Viele Positionen noch unversöhnlich
In Paris legen die Staats- und Regierungschefs zu Beginn ungewohnte Harmonie in Sachen Klimaschutz an den Tag. Doch das kann nicht darüber hinwegtäuschen, wie weit auseinander die Positionen noch immer liegen, kommentiert Georg Ehring.
Es sieht aus wie die ganz große Koalition im Klimaschutz: Staatenlenker, die sich sonst spinnefeind sind, beschwören ihr Engagement für den Kampf gegen die große Bedrohung der Menschheit: Wer so unterschiedlichen Politikern wie US-Präsident Barack Obama, seinem russischen Amtskollegen Wladimir Putin, Xi Jinping aus China oder auch Bundeskanzlerin Angela Merkel zuhört, kann sich fragen: Wer hat da von wem abgeschrieben? So ähnlich klingen die Reden. Der gemeinsame Tenor dabei: Der Klimawandel bedroht uns alle, unser Land kämpft auf vorbildliche Weise dagegen und gemeinsam können wir es schaffen. Zugegeben, die Details der Reden unterscheiden sich dann doch, aber die Richtung ist fast immer dieselbe.
Kommt also jetzt der große Durchbruch? Es sind nicht nur die Reden, die optimistisch stimmen können: Ja, der Klimagipfel von Paris könnte tatsächlich mit dem lange ersehnten weltumspannenden Abkommen zu Ende gehen, das alle Staaten auf einen eigenen Beitrag gegen den Klimawandel verpflichtet. Ausstieg aus der Kohle, Einstieg in erneuerbare Energien - der erste Gipfeltag hat hier neben Reden auch handfeste Ankündigungen gebracht, etwa die einer internationalen Solarallianz von Frankreich und Indien, die Ländern in heißen Regionen Zugang zu billiger Solarenergie geben will.
Gastgeber Hollande erfährt viel Solidarität
Vielleicht macht sich gut zwei Wochen nach den Terroranschlägen auch ein verstärktes Bedürfnis nach Harmonie bemerkbar, Francois Hollande bekommt viel Solidarität und auch Dankbarkeit dafür, dass er den Gipfel trotzdem stattfinden lässt.
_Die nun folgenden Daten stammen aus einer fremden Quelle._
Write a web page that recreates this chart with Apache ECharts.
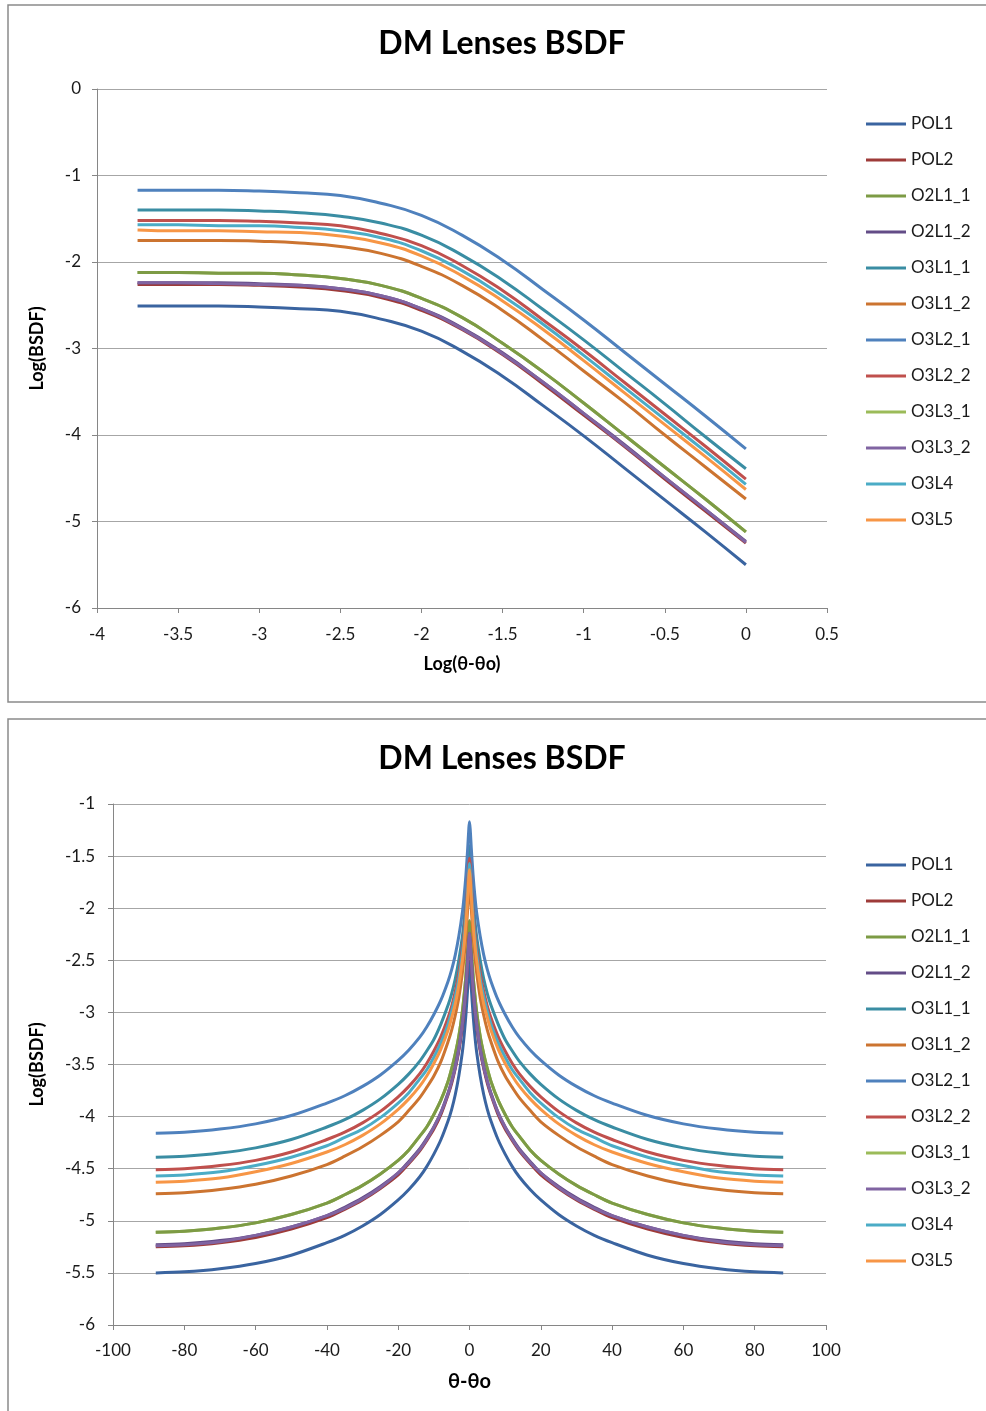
<!DOCTYPE html>
<html>
<head>
<meta charset="utf-8">
<script src="https://cdn.jsdelivr.net/npm/echarts@6/dist/echarts.min.js"></script>
<style>
html,body{margin:0;padding:0;background:#fff;}
#c{width:986px;height:1411px;}
</style>
</head>
<body>
<div id="c"></div>
<script>
// ---------- data ----------
const seriesNames = ['POL1','POL2','O2L1_1','O2L1_2','O3L1_1','O3L1_2','O3L2_1','O3L2_2','O3L3_1','O3L3_2','O3L4','O3L5'];
const seriesColors = ['#3A64A0','#9E3B39','#7D9B45','#634C87','#3A8DA3','#CC7430','#4F81BD','#C0504D','#9BBB59','#8064A2','#4BACC6','#F79646'];

// top chart: x = Log(θ-θo)
const logX = [-3.75,-3.5,-3.25,-3,-2.75,-2.5,-2.25,-2,-1.75,-1.5,-1.25,-1,-0.75,-0.5,-0.25,0];
const top_POL1   = [-2.51,-2.51,-2.51,-2.52,-2.54,-2.57,-2.66,-2.80,-3.03,-3.32,-3.66,-4.01,-4.38,-4.75,-5.12,-5.50];
const top_POL2   = [-2.26,-2.26,-2.26,-2.27,-2.29,-2.33,-2.41,-2.56,-2.78,-3.07,-3.41,-3.77,-4.13,-4.51,-4.88,-5.25];
const top_O2L1_1 = [-2.12,-2.12,-2.13,-2.13,-2.15,-2.19,-2.27,-2.42,-2.64,-2.94,-3.27,-3.63,-4.00,-4.37,-4.74,-5.12];
const top_O2L1_2 = [-2.24,-2.24,-2.24,-2.25,-2.27,-2.31,-2.39,-2.54,-2.76,-3.05,-3.39,-3.75,-4.11,-4.49,-4.86,-5.23];
const top_O3L1_1 = [-1.40,-1.40,-1.40,-1.41,-1.43,-1.47,-1.55,-1.69,-1.92,-2.21,-2.55,-2.90,-3.27,-3.64,-4.02,-4.39];
const top_O3L1_2 = [-1.75,-1.75,-1.75,-1.76,-1.78,-1.82,-1.90,-2.05,-2.27,-2.56,-2.90,-3.26,-3.62,-4.00,-4.37,-4.74];
const top_O3L2_1 = [-1.17,-1.17,-1.17,-1.18,-1.20,-1.23,-1.32,-1.46,-1.69,-1.98,-2.32,-2.67,-3.04,-3.41,-3.78,-4.16];
const top_O3L2_2 = [-1.52,-1.52,-1.52,-1.53,-1.55,-1.58,-1.67,-1.81,-2.04,-2.33,-2.67,-3.02,-3.39,-3.76,-4.13,-4.51];
const top_O3L3_1 = [-2.12,-2.12,-2.13,-2.13,-2.15,-2.19,-2.27,-2.42,-2.64,-2.94,-3.27,-3.63,-4.00,-4.37,-4.74,-5.12];
const top_O3L3_2 = [-2.24,-2.24,-2.25,-2.26,-2.27,-2.31,-2.39,-2.54,-2.77,-3.06,-3.39,-3.75,-4.12,-4.49,-4.86,-5.24];
const top_O3L4   = [-1.57,-1.57,-1.58,-1.58,-1.60,-1.64,-1.72,-1.87,-2.10,-2.39,-2.72,-3.08,-3.45,-3.82,-4.19,-4.57];
const top_O3L5   = [-1.63,-1.64,-1.64,-1.65,-1.66,-1.70,-1.78,-1.93,-2.16,-2.45,-2.78,-3.14,-3.51,-3.88,-4.25,-4.63];

// bottom chart: x = θ-θo (one side; the curves are symmetric about 0)
const theta = [0.01,0.2,0.5,1,1.5,2,3,4,5,6,8,10,12,14,17,20,25,30,35,40,50,60,70,80,88];
const bot_POL1   = [-2.51,-2.58,-2.76,-3.02,-3.22,-3.38,-3.61,-3.79,-3.93,-4.04,-4.22,-4.36,-4.48,-4.58,-4.70,-4.80,-4.94,-5.05,-5.14,-5.21,-5.33,-5.41,-5.46,-5.49,-5.50];
const bot_POL2   = [-2.26,-2.34,-2.51,-2.77,-2.97,-3.13,-3.37,-3.54,-3.68,-3.79,-3.98,-4.12,-4.23,-4.33,-4.45,-4.56,-4.69,-4.80,-4.89,-4.97,-5.08,-5.16,-5.21,-5.24,-5.25];
const bot_O2L1_1 = [-2.12,-2.20,-2.38,-2.64,-2.83,-2.99,-3.23,-3.40,-3.54,-3.66,-3.84,-3.98,-4.10,-4.19,-4.32,-4.42,-4.55,-4.66,-4.75,-4.83,-4.94,-5.02,-5.07,-5.10,-5.11];
const bot_O2L1_2 = [-2.24,-2.32,-2.49,-2.75,-2.95,-3.11,-3.35,-3.52,-3.66,-3.77,-3.96,-4.10,-4.21,-4.31,-4.43,-4.54,-4.67,-4.78,-4.87,-4.95,-5.06,-5.14,-5.19,-5.22,-5.23];
const bot_O3L1_1 = [-1.40,-1.48,-1.65,-1.91,-2.11,-2.27,-2.50,-2.68,-2.82,-2.93,-3.11,-3.26,-3.37,-3.47,-3.59,-3.69,-3.83,-3.94,-4.03,-4.10,-4.22,-4.30,-4.35,-4.38,-4.39];
const bot_O3L1_2 = [-1.75,-1.83,-2.00,-2.26,-2.46,-2.62,-2.86,-3.03,-3.17,-3.28,-3.47,-3.61,-3.72,-3.82,-3.94,-4.05,-4.18,-4.29,-4.38,-4.46,-4.57,-4.65,-4.70,-4.73,-4.74];
const bot_O3L2_1 = [-1.17,-1.24,-1.42,-1.68,-1.88,-2.04,-2.27,-2.45,-2.59,-2.70,-2.88,-3.02,-3.14,-3.24,-3.36,-3.46,-3.60,-3.71,-3.80,-3.87,-3.99,-4.07,-4.12,-4.15,-4.16];
const bot_O3L2_2 = [-1.52,-1.59,-1.77,-2.03,-2.23,-2.39,-2.62,-2.80,-2.94,-3.05,-3.23,-3.37,-3.49,-3.59,-3.71,-3.81,-3.95,-4.06,-4.15,-4.22,-4.34,-4.42,-4.47,-4.50,-4.51];
const bot_O3L3_1 = [-2.12,-2.20,-2.38,-2.64,-2.83,-2.99,-3.23,-3.40,-3.54,-3.66,-3.84,-3.98,-4.10,-4.19,-4.32,-4.42,-4.55,-4.66,-4.75,-4.83,-4.94,-5.02,-5.07,-5.10,-5.11];
const bot_O3L3_2 = [-2.24,-2.32,-2.50,-2.76,-2.96,-3.11,-3.35,-3.53,-3.66,-3.78,-3.96,-4.10,-4.22,-4.32,-4.44,-4.54,-4.68,-4.79,-4.88,-4.95,-5.06,-5.14,-5.20,-5.23,-5.24];
const bot_O3L4   = [-1.57,-1.65,-1.83,-2.09,-2.29,-2.44,-2.68,-2.85,-2.99,-3.11,-3.29,-3.43,-3.55,-3.64,-3.77,-3.87,-4.01,-4.12,-4.20,-4.28,-4.39,-4.47,-4.53,-4.56,-4.57];
const bot_O3L5   = [-1.63,-1.71,-1.89,-2.15,-2.35,-2.50,-2.74,-2.92,-3.05,-3.17,-3.35,-3.49,-3.61,-3.71,-3.83,-3.93,-4.07,-4.18,-4.27,-4.34,-4.45,-4.53,-4.59,-4.62,-4.63];

const topYTicks = {min:-6, max:0, interval:1};
const topXTicks = {min:-4, max:0.5, interval:0.5};
const botYTicks = {min:-6, max:-1, interval:0.5};
const botXTicks = {min:-100, max:100, interval:20};

const topData = [top_POL1,top_POL2,top_O2L1_1,top_O2L1_2,top_O3L1_1,top_O3L1_2,top_O3L2_1,top_O3L2_2,top_O3L3_1,top_O3L3_2,top_O3L4,top_O3L5];
const botData = [bot_POL1,bot_POL2,bot_O2L1_1,bot_O2L1_2,bot_O3L1_1,bot_O3L1_2,bot_O3L2_1,bot_O3L2_2,bot_O3L3_1,bot_O3L3_2,bot_O3L4,bot_O3L5];
// O3L3_1 lies underneath O2L1_1 in the picture
const hiddenBelow = {'O3L3_1':true};

// ---------- chart ----------
const FONT = 'Lato, "Open Sans", sans-serif';
const gridGray = '#A6A6A6';
const axisGray = '#868686';
const labelStyle = (m)=>({color:'#1a1a1a', fontFamily:FONT, fontSize:17, margin:m});
const nameStyle = {color:'#000', fontFamily:FONT, fontWeight:'bold', fontSize:18};

function mkAxis(t, extra){
  return Object.assign({
    type:'value', min:t.min, max:t.max, interval:t.interval,
    axisLine:{show:true, onZero:false, lineStyle:{color:axisGray, width:1}},
    axisTick:{show:true, length:5, lineStyle:{color:axisGray}},
    splitLine:{show:false},
    axisLabel:labelStyle(16),
    nameTextStyle:nameStyle,
  }, extra||{});
}

const series = [];
seriesNames.forEach((n,i)=>{
  series.push({
    name:n, type:'line', xAxisIndex:0, yAxisIndex:0, symbol:'none',
    smooth:0.5, z: hiddenBelow[n] ? 1 : 2,
    lineStyle:{width:3, color:seriesColors[i]}, itemStyle:{color:seriesColors[i]},
    data: logX.map((x,k)=>[x, topData[i][k]]),
    animation:false
  });
});
seriesNames.forEach((n,i)=>{
  const vals = botData[i];
  const left = theta.map((t,k)=>[-t, vals[k]]).reverse();
  const right = theta.map((t,k)=>[t, vals[k]]);
  series.push({
    name:n, type:'line', xAxisIndex:1, yAxisIndex:1, symbol:'none',
    smooth:0.3, z: hiddenBelow[n] ? 1 : 2,
    lineStyle:{width:3, color:seriesColors[i]}, itemStyle:{color:seriesColors[i]},
    data: left.concat(right),
    animation:false
  });
});

const legendBase = {
  orient:'vertical', left:861, itemWidth:40, itemHeight:3, icon:'rect', itemGap:16,
  textStyle:{fontFamily:FONT, fontSize:17, color:'#1a1a1a', lineHeight:20},
  data:seriesNames, selectedMode:false
};

const option = {
  animation:false,
  backgroundColor:'#fff',
  graphic:[
    {type:'rect', shape:{x:8, y:5, width:1000, height:697}, style:{fill:'none', stroke:'#8a8a8a', lineWidth:1.5}, silent:true},
    {type:'rect', shape:{x:8, y:719, width:1000, height:700}, style:{fill:'none', stroke:'#8a8a8a', lineWidth:1.5}, silent:true},
    {type:'text', x:502, y:44, style:{text:'DM Lenses BSDF', font:'bold 32px '+FONT, fill:'#000', textAlign:'center', textVerticalAlign:'middle'}, silent:true},
    {type:'text', x:502, y:759, style:{text:'DM Lenses BSDF', font:'bold 32px '+FONT, fill:'#000', textAlign:'center', textVerticalAlign:'middle'}, silent:true}
  ],
  grid:[
    {left:97, top:89, width:730, height:519},
    {left:113, top:804, width:713, height:521}
  ],
  xAxis:[
    mkAxis(topXTicks, {gridIndex:0, name:'Log(θ-θo)', nameLocation:'middle', nameGap:47, axisLabel:labelStyle(18)}),
    mkAxis(botXTicks, {gridIndex:1, name:'θ-θo', nameLocation:'middle', nameGap:47, axisLabel:labelStyle(17), nameTextStyle:{color:'#000', fontFamily:FONT, fontWeight:'bold', fontSize:20}})
  ],
  yAxis:[
    mkAxis(topYTicks, {gridIndex:0, name:'Log(BSDF)', nameLocation:'middle', nameRotate:90, nameGap:51, splitLine:{show:true, lineStyle:{color:gridGray, width:1}}, axisLabel:labelStyle(16)}),
    mkAxis(botYTicks, {gridIndex:1, name:'Log(BSDF)', nameLocation:'middle', nameRotate:90, nameGap:67, splitLine:{show:true, lineStyle:{color:gridGray, width:1}}, axisLabel:labelStyle(18)})
  ],
  legend:[
    Object.assign({}, legendBase, {top:109}),
    Object.assign({}, legendBase, {top:850})
  ],
  series:series
};

const chart = echarts.init(document.getElementById('c'), null, {renderer:'canvas'});
chart.setOption(option);
</script>
</body>
</html>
Doch es ist an der Zeit, ein wenig Wasser in den Wein zu gießen: Fensterreden sind das Sonntagsgeschäft eines Politikers. Der Alltag beginnt morgen, und bei den konkreten Vertragsverhandlungen hat es in letzter Zeit nur wenig Fortschritt gegeben. Viele Positionen scheinen noch unversöhnlich. Ob die Staats- und Regierungschefs hinter den Kulissen gangbare Kompromisslinien ausloten, das muss sich erst noch zeigen.
Notwendigkeit zum Nachbessern allgemein anerkannt
Und: Selbst wenn es gelingt, Paris mit einer Art Grundgesetz für den Klimaschutz der nächsten Jahre und Jahrzehnte zu verlassen - das Ziel, die Erderwärmung auf zwei Grad zu begrenzen, ist damit noch lange nicht geschafft. Wissenschaftler, die die Wirkung der nationalen Klimaziele untersuchen, kommen eher auf drei Grad und auch die sind auch nur dann zu schaffen, wenn alle Selbstverpflichtungen auch wirklich umgesetzt werden.
Der vielleicht wichtigste Abschnitt eines Klimavertrages wird der über Nachbesserungen werden. Mindestens alle fünf Jahre muss sich die Staatengemeinschaft zusammensetzen, um die weiter bestehende Kluft zwischen Anspruch und Wirklichkeit zu schließen. Gut, dass die Notwendigkeit zum Nachbessern bei den Unterhändlern allgemein anerkannt wird.